• **Objective**
Each line from the top of the listing through the one holding "frac = days / 365.0" should be restated word for word, with nothing added and no pictures.
►
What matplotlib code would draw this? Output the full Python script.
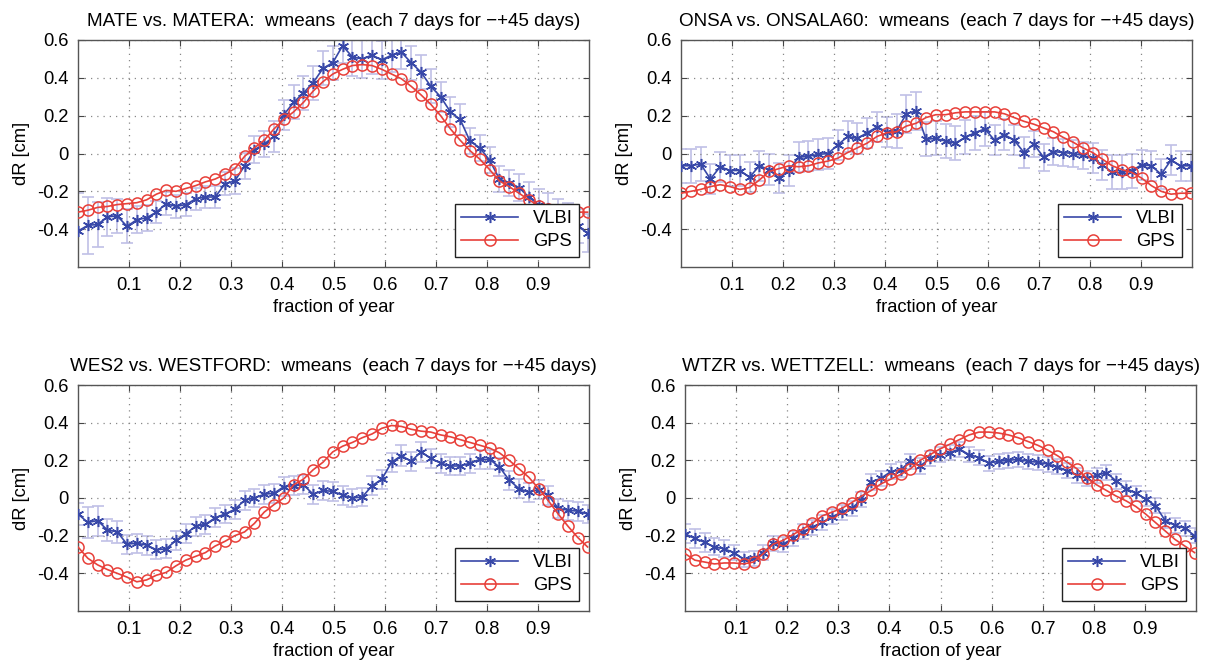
import numpy as np
import matplotlib
matplotlib.use("Agg")
import matplotlib.pyplot as plt

plt.rcParams['font.family'] = ['Liberation Sans', 'DejaVu Sans']
plt.rcParams['axes.unicode_minus'] = False

# sampling grid: every 7 days over one year
days = np.arange(0, 365, 7)
frac = days / 365.0

titles = [
    "MATE vs. MATERA:  wmeans  (each 7 days for \u2212+45 days)",
    "ONSA vs. ONSALA60:  wmeans  (each 7 days for \u2212+45 days)",
    "WES2 vs. WESTFORD:  wmeans  (each 7 days for \u2212+45 days)",
    "WTZR vs. WETTZELL:  wmeans  (each 7 days for \u2212+45 days)",
]

vlbi_mate = [-0.41, -0.38, -0.375, -0.335, -0.33, -0.385, -0.35, -0.34, -0.31, -0.265,
             -0.28, -0.27, -0.24, -0.23, -0.23, -0.16, -0.145, -0.065, 0.02, 0.05,
             0.09, 0.205, 0.27, 0.32, 0.375, 0.45, 0.48, 0.57, 0.51, 0.50,
             0.52, 0.495, 0.52, 0.535, 0.48, 0.43, 0.355, 0.30, 0.22, 0.18,
             0.065, 0.03, -0.035, -0.135, -0.155, -0.18, -0.23, -0.27, -0.29, -0.32,
             -0.35, -0.385, -0.42]
gps_mate = [-0.31, -0.30, -0.285, -0.28, -0.27, -0.265, -0.26, -0.245, -0.215, -0.195,
            -0.2, -0.185, -0.17, -0.15, -0.135, -0.11, -0.08, -0.015, 0.03, 0.07,
            0.13, 0.18, 0.22, 0.27, 0.33, 0.38, 0.42, 0.445, 0.465, 0.47,
            0.465, 0.445, 0.42, 0.395, 0.355, 0.31, 0.26, 0.20, 0.13, 0.07,
            0.015, -0.03, -0.085, -0.145, -0.175, -0.21, -0.245, -0.275, -0.295, -0.305,
            -0.31, -0.31, -0.31]
err_mate = [0.20, 0.15, 0.12, 0.10, 0.09, 0.09, 0.07, 0.07, 0.06, 0.06,
            0.06, 0.06, 0.06, 0.06, 0.06, 0.06, 0.07, 0.07, 0.07, 0.07,
            0.08, 0.08, 0.09, 0.09, 0.09, 0.09, 0.09, 0.09, 0.10, 0.10,
            0.10, 0.10, 0.09, 0.09, 0.09, 0.09, 0.09, 0.08, 0.08, 0.08,
            0.07, 0.07, 0.07, 0.07, 0.07, 0.07, 0.08, 0.08, 0.08, 0.08,
            0.09, 0.09, 0.10]

vlbi_onsa = [-0.065, -0.065, -0.055, -0.135, -0.07, -0.09, -0.09, -0.125, -0.065, -0.085,
             -0.13, -0.09, -0.02, -0.015, -0.005, 0.0, 0.045, 0.09, 0.08, 0.11,
             0.14, 0.115, 0.12, 0.21, 0.225, 0.075, 0.08, 0.065, 0.055, 0.085,
             0.11, 0.13, 0.07, 0.10, 0.07, 0.005, 0.05, -0.02, 0.01, 0.005,
             0.0, -0.01, -0.025, -0.06, -0.1, -0.1, -0.09, -0.06, -0.065, -0.11,
             -0.035, -0.065, -0.065]
gps_onsa = [-0.21, -0.2, -0.19, -0.175, -0.165, -0.175, -0.19, -0.18, -0.14, -0.095,
            -0.08, -0.065, -0.07, -0.065, -0.05, -0.04, -0.025, 0.005, 0.03, 0.055,
            0.09, 0.11, 0.115, 0.145, 0.16, 0.19, 0.205, 0.205, 0.215, 0.22,
            0.22, 0.22, 0.22, 0.21, 0.19, 0.17, 0.155, 0.135, 0.115, 0.085,
            0.06, 0.03, 0.005, -0.03, -0.065, -0.085, -0.1, -0.13, -0.17, -0.2,
            -0.215, -0.21, -0.21]
err_onsa = [0.09, 0.09, 0.09, 0.08, 0.08, 0.08, 0.08, 0.08, 0.08, 0.08,
            0.08, 0.08, 0.08, 0.08, 0.08, 0.08, 0.08, 0.08, 0.08, 0.08,
            0.08, 0.08, 0.09, 0.10, 0.10, 0.09, 0.09, 0.09, 0.09, 0.09,
            0.09, 0.09, 0.08, 0.08, 0.08, 0.08, 0.07, 0.07, 0.07, 0.07,
            0.07, 0.07, 0.08, 0.08, 0.09, 0.09, 0.09, 0.08, 0.08, 0.08,
            0.08, 0.08, 0.08]

vlbi_wes2 = [-0.085, -0.13, -0.12, -0.17, -0.18, -0.245, -0.24, -0.25, -0.275, -0.27,
             -0.225, -0.19, -0.15, -0.14, -0.105, -0.085, -0.06, -0.012, 0.0, 0.02,
             0.025, 0.06, 0.065, 0.07, 0.02, 0.04, 0.035, 0.015, 0.0, 0.005,
             0.065, 0.1, 0.19, 0.225, 0.195, 0.245, 0.21, 0.185, 0.17, 0.17,
             0.185, 0.205, 0.205, 0.165, 0.095, 0.05, 0.03, 0.045, 0.015, -0.055,
             -0.065, -0.07, -0.085]
gps_wes2 = [-0.26, -0.32, -0.355, -0.38, -0.4, -0.42, -0.445, -0.435, -0.41, -0.395,
            -0.36, -0.33, -0.31, -0.29, -0.255, -0.23, -0.2, -0.18, -0.135, -0.075,
            -0.035, 0.0, 0.07, 0.1, 0.15, 0.19, 0.245, 0.275, 0.295, 0.32,
            0.34, 0.37, 0.385, 0.38, 0.365, 0.355, 0.35, 0.335, 0.325, 0.31,
            0.295, 0.28, 0.265, 0.24, 0.2, 0.155, 0.11, 0.05, -0.015, -0.085,
            -0.15, -0.21, -0.26]
err_wes2 = [0.06, 0.08, 0.08, 0.06, 0.06, 0.05, 0.05, 0.05, 0.05, 0.05,
            0.05, 0.05, 0.05, 0.05, 0.05, 0.05, 0.05, 0.05, 0.05, 0.05,
            0.05, 0.05, 0.05, 0.05, 0.05, 0.05, 0.05, 0.05, 0.05, 0.05,
            0.05, 0.05, 0.05, 0.055, 0.05, 0.055, 0.05, 0.05, 0.05, 0.05,
            0.05, 0.05, 0.05, 0.05, 0.05, 0.05, 0.05, 0.05, 0.05, 0.05,
            0.05, 0.05, 0.05]

vlbi_wtzr = [-0.19, -0.215, -0.235, -0.26, -0.27, -0.29, -0.325, -0.32, -0.29, -0.24,
             -0.245, -0.215, -0.18, -0.155, -0.13, -0.1, -0.075, -0.055, -0.01, 0.085,
             0.105, 0.14, 0.15, 0.195, 0.17, 0.21, 0.23, 0.24, 0.26, 0.23,
             0.215, 0.185, 0.195, 0.2, 0.205, 0.195, 0.19, 0.18, 0.165, 0.145,
             0.12, 0.105, 0.12, 0.135, 0.09, 0.05, 0.025, -0.005, -0.04, -0.12,
             -0.145, -0.16, -0.2]
gps_wtzr = [-0.295, -0.33, -0.34, -0.35, -0.345, -0.345, -0.35, -0.34, -0.295, -0.245,
            -0.225, -0.195, -0.165, -0.135, -0.095, -0.075, -0.055, -0.025, 0.01, 0.04,
            0.075, 0.10, 0.125, 0.155, 0.2, 0.23, 0.26, 0.285, 0.31, 0.335,
            0.35, 0.35, 0.345, 0.335, 0.32, 0.30, 0.28, 0.255, 0.225, 0.19,
            0.155, 0.105, 0.07, 0.04, 0.01, -0.015, -0.045, -0.085, -0.13, -0.175,
            -0.22, -0.255, -0.29]
err_wtzr = [0.05, 0.05, 0.05, 0.045, 0.045, 0.04, 0.04, 0.04, 0.04, 0.04,
            0.04, 0.04, 0.04, 0.04, 0.04, 0.04, 0.04, 0.04, 0.04, 0.04,
            0.04, 0.04, 0.04, 0.04, 0.04, 0.04, 0.04, 0.04, 0.04, 0.04,
            0.04, 0.04, 0.04, 0.04, 0.04, 0.04, 0.04, 0.04, 0.04, 0.04,
            0.04, 0.04, 0.04, 0.04, 0.04, 0.04, 0.04, 0.04, 0.04, 0.04,
            0.04, 0.04, 0.04]

vlbi_all = [vlbi_mate, vlbi_onsa, vlbi_wes2, vlbi_wtzr]
gps_all = [gps_mate, gps_onsa, gps_wes2, gps_wtzr]
err_all = [err_mate, err_onsa, err_wes2, err_wtzr]

W, H = 1207, 662
# axes boxes in pixels: left, top, right, bottom
boxes = [(78, 40, 589, 267), (681, 40, 1192, 267),
         (78, 385, 589, 611), (685, 385, 1196, 611)]

blue = '#3848a8'
red = '#e8403a'
errc = '#c0c0e6'
fs = 13.2

fig = plt.figure(figsize=(W / 100, H / 100), dpi=100)

for k in range(4):
    l, t, r, b = boxes[k]
    ax = fig.add_axes([l / W, 1 - b / H, (r - l) / W, (b - t) / H])
    ax.errorbar(frac, vlbi_all[k], yerr=err_all[k], fmt='none', ecolor=errc,
                elinewidth=1.2, capsize=4, capthick=1.2, zorder=1)
    ax.plot(frac, vlbi_all[k], color=blue, marker=(6, 2, 0), markersize=8,
            markeredgewidth=1.1, linewidth=1.2, label='VLBI', zorder=3)
    ax.plot(frac, gps_all[k], color=red, marker='o', markersize=8,
            markerfacecolor='none', markeredgewidth=1.1, linewidth=1.2,
            label='GPS', zorder=4)
    ax.set_xlim(0, 1)
    ax.set_ylim(-0.6, 0.6)
    ax.set_xticks([0.1, 0.2, 0.3, 0.4, 0.5, 0.6, 0.7, 0.8, 0.9])
    ax.set_xticklabels(['0.1', '0.2', '0.3', '0.4', '0.5', '0.6', '0.7', '0.8', '0.9'])
    ax.set_yticks([-0.4, -0.2, 0, 0.2, 0.4, 0.6])
    ax.set_yticklabels(['-0.4', '-0.2', '0', '0.2', '0.4', '0.6'])
    ax.grid(True, linestyle=(0, (1, 4)), color='#888888', linewidth=0.9)
    ax.tick_params(direction='in', top=True, right=True, length=4,
                   labelsize=fs, color='#444444', pad=7)
    for s in ax.spines.values():
        s.set_color('#555555')
        s.set_linewidth(1.0)
    ax.set_title(titles[k], fontsize=13.6, pad=10)
    ax.set_xlabel('fraction of year', fontsize=fs, labelpad=4)
    ax.set_ylabel('dR [cm]', fontsize=fs, labelpad=5)
    leg = ax.legend(loc='lower right', fontsize=fs, fancybox=False,
                    framealpha=1, edgecolor='#222222', handlelength=3.1,
                    borderaxespad=0.55, borderpad=0.35, labelspacing=0.35)
    leg.get_frame().set_linewidth(1.0)

fig.savefig('out.png', dpi=100)
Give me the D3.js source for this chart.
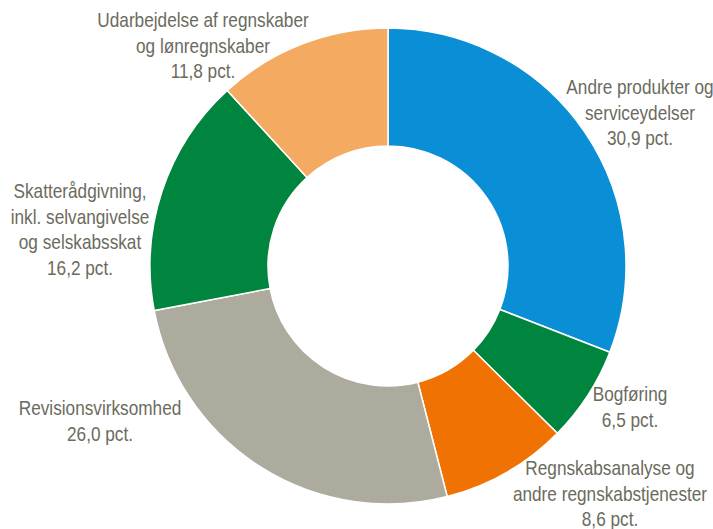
<!DOCTYPE html>
<html>
<head>
<meta charset="utf-8">
<script src="https://cdn.jsdelivr.net/npm/d3@7"></script>
<style>
  body { margin: 0; background: #fff; }
  svg text { font-family: "Liberation Sans Narrow", "Arial Narrow", "Liberation Sans", Arial, sans-serif; fill: #6b6b5d; font-size: 21px; }
</style>
</head>
<body>
<svg id="canvas" width="713" height="529"></svg>
<script>
let categories = ['Andre produkter og serviceydelser', 'Bogføring', 'Regnskabsanalyse og andre regnskabstjenester', 'Revisionsvirksomhed', 'Skatterådgivning, inkl. selvangivelse og selskabsskat', 'Udarbejdelse af regnskaber og lønregnskaber']
let values = [30.9, 6.5, 8.6, 26.0, 16.2, 11.8]
let valueLabels = ['30,9 pct.', '6,5 pct.', '8,6 pct.', '26,0 pct.', '16,2 pct.', '11,8 pct.']
let labelLines = [
    ['Andre produkter og', 'serviceydelser'],
    ['Bogføring'],
    ['Regnskabsanalyse og', 'andre regnskabstjenester'],
    ['Revisionsvirksomhed'],
    ['Skatterådgivning,', 'inkl. selvangivelse', 'og selskabsskat'],
    ['Udarbejdelse af regnskaber', 'og lønregnskaber']
]
let colors = ['#0a8fd6', '#00853e', '#ef7203', '#adab9d', '#00853e', '#f5aa62']

// label anchor (centre x, first line y) per slice
let labelPos = [[640, 89], [630, 396], [610, 470], [100, 410], [80, 193], [203, 22]]

let svg = d3.select('#canvas')
let cx = 388, cy = 266
let outerR = 238, innerR = 120

let pie = d3.pie().sort(null).value((d) => d)
let arc = d3.arc().innerRadius(innerR).outerRadius(outerR)

let g = svg.append('g').attr('transform', 'translate(' + cx + ',' + cy + ')')

g.selectAll('path')
    .data(pie(values))
    .enter()
    .append('path')
    .attr('d', arc)
    .attr('fill', (d, i) => colors[i])
    .attr('stroke', '#fff')
    .attr('stroke-width', 1.5)

let lineH = 25.5
let squeeze = 0.82  // no narrow font installed, so squash the regular one

labelLines.forEach((lines, i) => {
    let t = svg.append('text')
        .attr('text-anchor', 'middle')
        .attr('dominant-baseline', 'middle')
        .attr('transform', 'translate(' + labelPos[i][0] + ',0) scale(' + squeeze + ',1)')
    lines.concat([valueLabels[i]]).forEach((s, j) => {
        t.append('tspan')
            .attr('x', 0)
            .attr('y', labelPos[i][1] + j * lineH)
            .text(s)
    })
})
</script>
</body>
</html>
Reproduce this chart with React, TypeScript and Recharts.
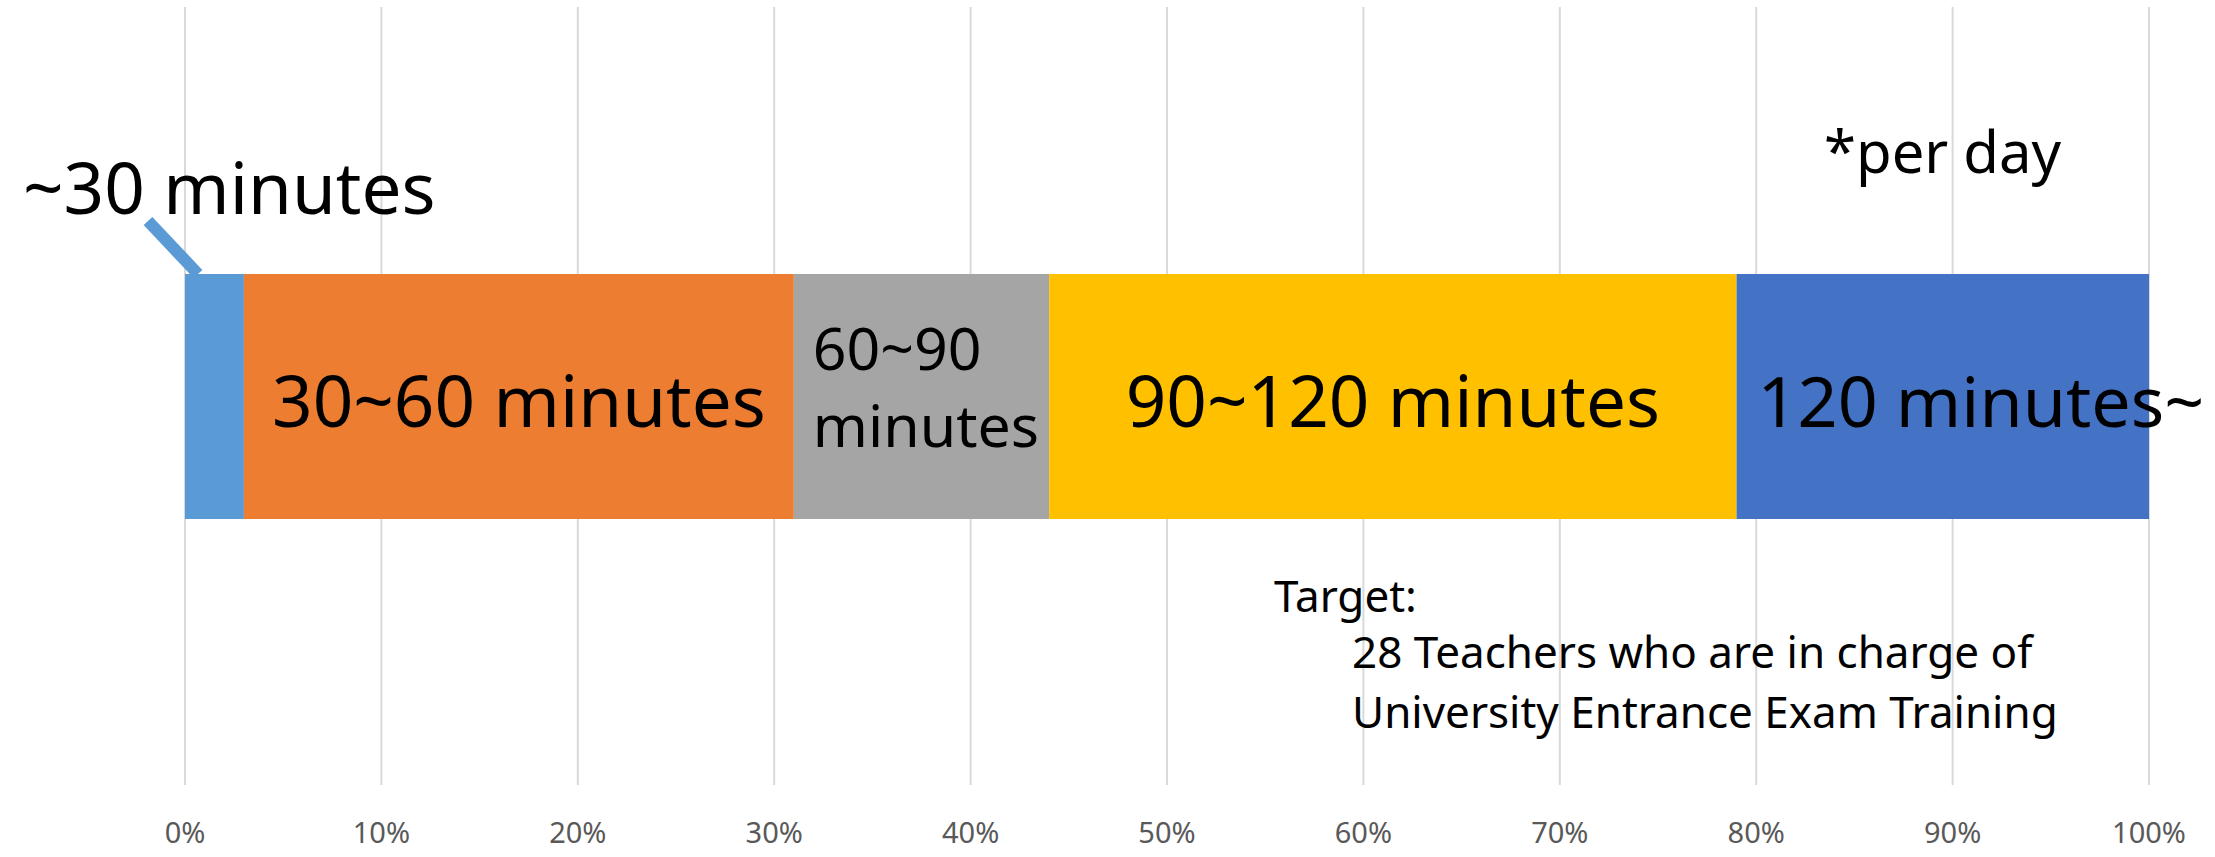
◄
• **Exercise answer**
What matplotlib code would draw this? Output the full Python script.
import numpy as np
import matplotlib
matplotlib.use("Agg")
import matplotlib.pyplot as plt

plt.rcParams['font.family'] = ['Liberation Sans', 'DejaVu Sans']
plt.rcParams['axes.unicode_minus'] = False

# sampling grid: every 7 days over one year
days = np.arange(0, 365, 7)
frac = days / 365.0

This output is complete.